**STATED TASK**
Scan the records below for the line containing "Generate a Python" and the line containing "import plotly.graph_objects as go". Copy both, plus every line between, exactly.

**RAW DATA**
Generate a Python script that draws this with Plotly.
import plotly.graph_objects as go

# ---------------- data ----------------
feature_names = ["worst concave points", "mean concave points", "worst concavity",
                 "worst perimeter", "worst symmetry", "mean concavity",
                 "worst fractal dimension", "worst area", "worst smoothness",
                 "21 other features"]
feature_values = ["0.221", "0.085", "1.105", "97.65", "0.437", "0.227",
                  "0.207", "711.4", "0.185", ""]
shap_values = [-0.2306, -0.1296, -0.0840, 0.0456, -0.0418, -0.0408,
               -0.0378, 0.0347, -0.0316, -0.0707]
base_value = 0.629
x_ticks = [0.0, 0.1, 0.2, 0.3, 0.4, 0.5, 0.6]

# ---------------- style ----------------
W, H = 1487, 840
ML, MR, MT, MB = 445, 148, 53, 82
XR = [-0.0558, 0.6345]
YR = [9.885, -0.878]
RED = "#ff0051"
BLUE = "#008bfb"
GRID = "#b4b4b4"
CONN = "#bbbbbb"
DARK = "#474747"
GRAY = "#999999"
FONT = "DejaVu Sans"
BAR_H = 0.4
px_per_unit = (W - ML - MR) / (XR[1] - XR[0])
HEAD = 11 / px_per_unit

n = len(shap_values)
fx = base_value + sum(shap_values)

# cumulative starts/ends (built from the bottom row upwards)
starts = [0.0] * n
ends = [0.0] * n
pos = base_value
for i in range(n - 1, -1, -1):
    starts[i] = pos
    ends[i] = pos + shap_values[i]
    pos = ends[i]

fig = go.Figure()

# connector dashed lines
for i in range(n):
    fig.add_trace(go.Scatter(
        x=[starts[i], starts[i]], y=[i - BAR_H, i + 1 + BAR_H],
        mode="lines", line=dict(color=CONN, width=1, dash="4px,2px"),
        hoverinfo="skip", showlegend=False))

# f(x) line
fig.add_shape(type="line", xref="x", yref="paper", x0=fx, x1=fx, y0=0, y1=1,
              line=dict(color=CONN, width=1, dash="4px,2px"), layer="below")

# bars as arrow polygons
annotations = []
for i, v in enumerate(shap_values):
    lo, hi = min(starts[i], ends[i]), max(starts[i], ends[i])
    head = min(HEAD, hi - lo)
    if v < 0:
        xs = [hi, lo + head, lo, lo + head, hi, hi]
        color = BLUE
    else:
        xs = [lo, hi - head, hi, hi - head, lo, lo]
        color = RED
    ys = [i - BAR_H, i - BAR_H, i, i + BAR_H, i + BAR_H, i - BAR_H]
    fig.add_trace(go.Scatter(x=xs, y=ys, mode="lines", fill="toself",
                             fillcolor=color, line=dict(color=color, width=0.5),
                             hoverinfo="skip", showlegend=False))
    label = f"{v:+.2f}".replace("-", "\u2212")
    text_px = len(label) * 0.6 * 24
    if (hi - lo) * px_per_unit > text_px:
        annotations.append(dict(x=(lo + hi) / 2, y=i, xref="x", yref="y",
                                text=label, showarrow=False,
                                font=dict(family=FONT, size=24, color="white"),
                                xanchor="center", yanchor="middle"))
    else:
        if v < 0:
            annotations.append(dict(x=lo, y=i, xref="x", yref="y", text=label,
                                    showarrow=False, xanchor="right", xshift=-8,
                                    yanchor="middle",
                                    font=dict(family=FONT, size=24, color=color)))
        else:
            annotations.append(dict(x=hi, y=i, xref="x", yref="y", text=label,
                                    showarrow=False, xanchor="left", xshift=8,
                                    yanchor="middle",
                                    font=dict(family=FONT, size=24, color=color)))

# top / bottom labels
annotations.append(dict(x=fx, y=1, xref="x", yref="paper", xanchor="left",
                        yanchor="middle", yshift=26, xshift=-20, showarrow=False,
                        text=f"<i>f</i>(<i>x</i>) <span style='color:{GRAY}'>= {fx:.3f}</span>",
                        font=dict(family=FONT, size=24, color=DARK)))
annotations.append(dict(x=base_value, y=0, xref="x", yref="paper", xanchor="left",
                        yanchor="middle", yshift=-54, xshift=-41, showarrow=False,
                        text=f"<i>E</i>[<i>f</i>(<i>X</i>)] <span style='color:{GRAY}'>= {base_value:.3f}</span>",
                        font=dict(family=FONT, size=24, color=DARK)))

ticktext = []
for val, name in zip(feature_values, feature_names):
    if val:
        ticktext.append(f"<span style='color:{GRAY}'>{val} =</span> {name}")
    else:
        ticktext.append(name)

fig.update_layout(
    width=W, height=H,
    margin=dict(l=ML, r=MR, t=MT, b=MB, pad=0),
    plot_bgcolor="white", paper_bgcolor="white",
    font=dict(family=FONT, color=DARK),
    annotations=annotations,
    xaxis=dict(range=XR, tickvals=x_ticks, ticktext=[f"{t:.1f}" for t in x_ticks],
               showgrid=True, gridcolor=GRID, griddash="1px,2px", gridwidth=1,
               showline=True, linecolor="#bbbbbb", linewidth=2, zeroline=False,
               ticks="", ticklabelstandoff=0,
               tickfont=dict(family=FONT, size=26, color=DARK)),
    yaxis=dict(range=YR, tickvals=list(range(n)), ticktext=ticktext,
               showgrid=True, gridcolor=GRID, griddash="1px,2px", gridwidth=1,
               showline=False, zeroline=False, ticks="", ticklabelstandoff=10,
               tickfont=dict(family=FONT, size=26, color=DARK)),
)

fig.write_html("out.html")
--
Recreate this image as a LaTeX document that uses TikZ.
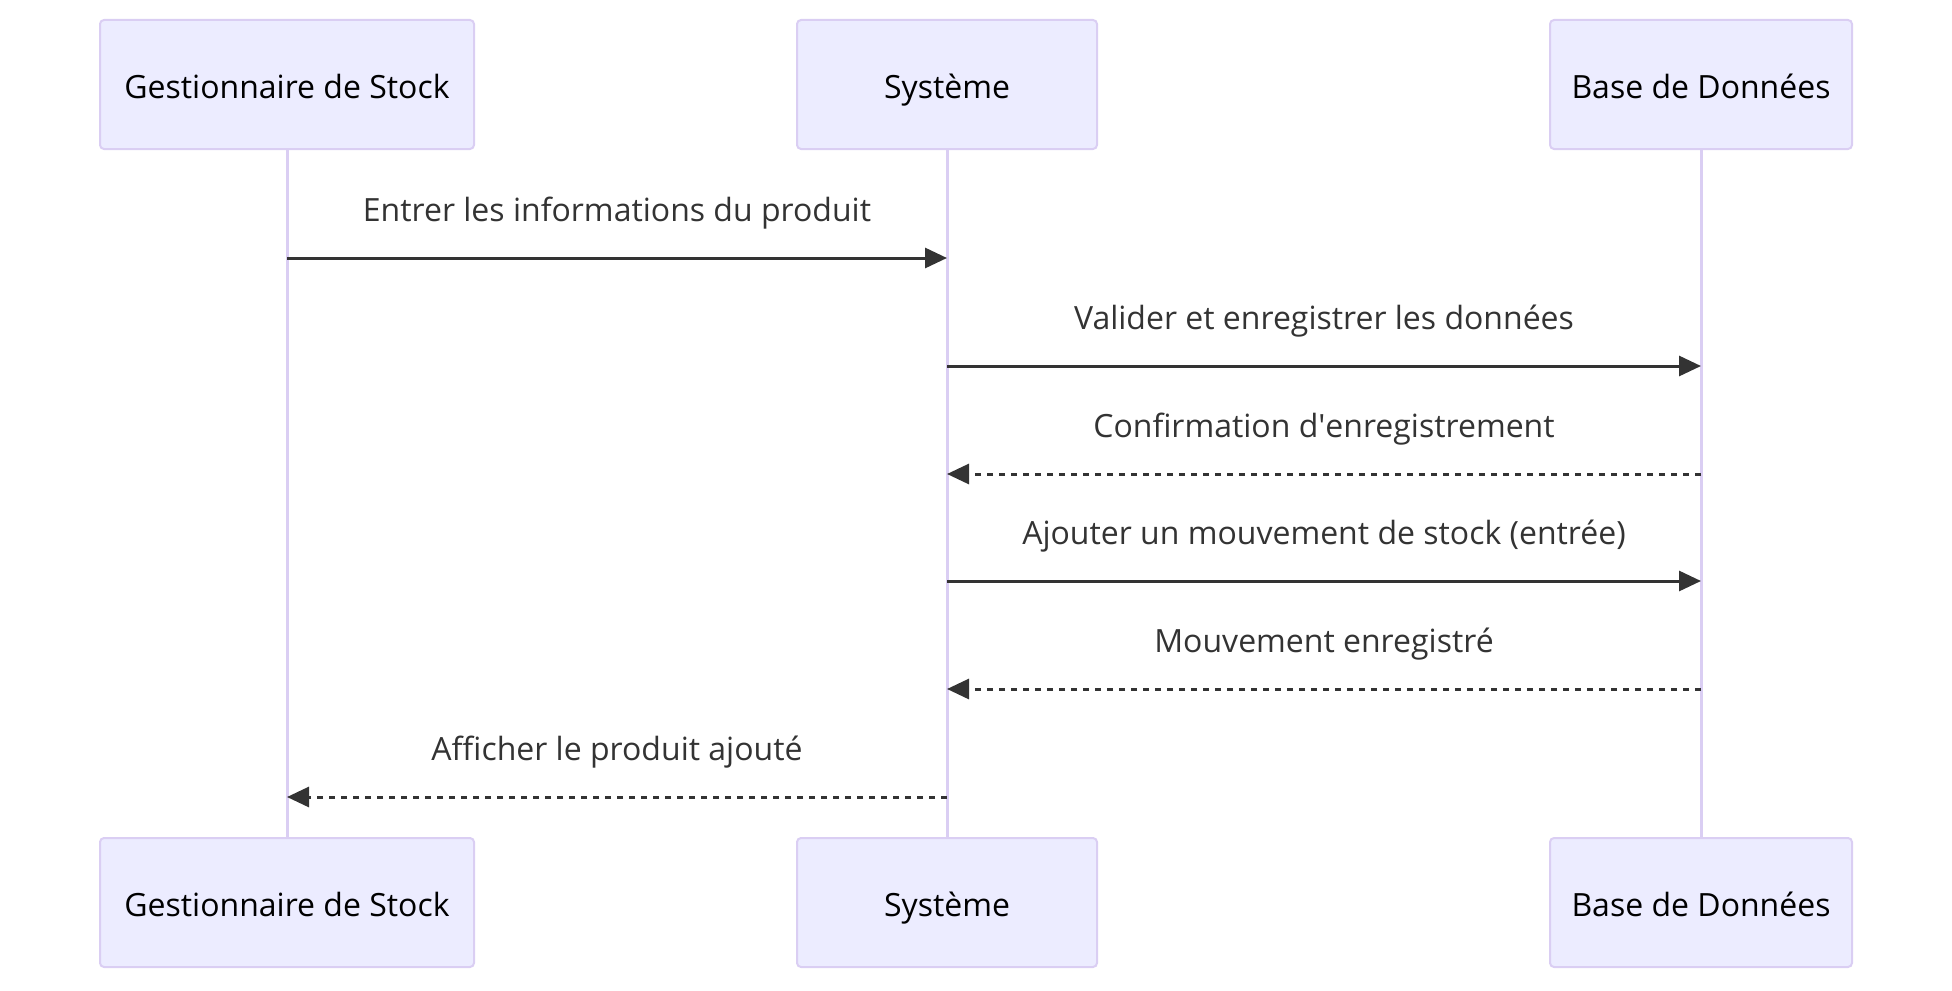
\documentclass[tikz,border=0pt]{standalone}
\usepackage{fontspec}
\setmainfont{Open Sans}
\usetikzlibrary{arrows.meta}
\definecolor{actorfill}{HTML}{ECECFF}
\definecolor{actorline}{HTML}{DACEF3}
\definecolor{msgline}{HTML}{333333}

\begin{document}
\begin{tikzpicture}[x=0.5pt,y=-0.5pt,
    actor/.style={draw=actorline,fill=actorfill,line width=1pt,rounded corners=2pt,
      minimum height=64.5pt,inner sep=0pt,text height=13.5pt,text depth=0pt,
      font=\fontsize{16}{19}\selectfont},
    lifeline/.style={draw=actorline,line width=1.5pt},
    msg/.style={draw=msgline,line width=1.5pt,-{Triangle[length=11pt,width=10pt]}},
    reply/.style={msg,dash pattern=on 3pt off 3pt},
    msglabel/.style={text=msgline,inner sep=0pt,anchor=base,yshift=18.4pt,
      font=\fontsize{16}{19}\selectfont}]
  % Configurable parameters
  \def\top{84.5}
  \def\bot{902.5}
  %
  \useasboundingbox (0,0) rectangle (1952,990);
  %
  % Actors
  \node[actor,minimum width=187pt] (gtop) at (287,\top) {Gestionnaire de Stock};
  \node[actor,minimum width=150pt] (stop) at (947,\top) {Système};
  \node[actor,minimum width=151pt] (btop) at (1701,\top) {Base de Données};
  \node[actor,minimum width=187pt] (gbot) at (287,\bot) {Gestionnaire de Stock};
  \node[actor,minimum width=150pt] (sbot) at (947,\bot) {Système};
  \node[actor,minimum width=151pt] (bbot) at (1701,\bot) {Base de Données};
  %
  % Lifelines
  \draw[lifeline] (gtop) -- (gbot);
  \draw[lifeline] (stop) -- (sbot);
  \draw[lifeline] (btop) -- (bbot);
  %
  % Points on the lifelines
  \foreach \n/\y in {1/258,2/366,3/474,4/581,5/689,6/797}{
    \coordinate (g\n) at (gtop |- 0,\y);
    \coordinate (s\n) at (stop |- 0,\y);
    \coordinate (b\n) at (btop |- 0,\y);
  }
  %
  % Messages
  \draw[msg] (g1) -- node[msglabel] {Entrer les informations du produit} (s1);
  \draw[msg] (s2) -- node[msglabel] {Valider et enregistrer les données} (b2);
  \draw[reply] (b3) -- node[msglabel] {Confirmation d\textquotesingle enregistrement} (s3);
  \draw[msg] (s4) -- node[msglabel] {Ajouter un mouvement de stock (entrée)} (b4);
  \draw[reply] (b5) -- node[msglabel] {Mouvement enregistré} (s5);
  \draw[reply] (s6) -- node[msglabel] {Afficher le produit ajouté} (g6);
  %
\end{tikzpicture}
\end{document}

**PROBLEM SOLUTION**
Generate a Python script that draws this with Plotly.
import plotly.graph_objects as go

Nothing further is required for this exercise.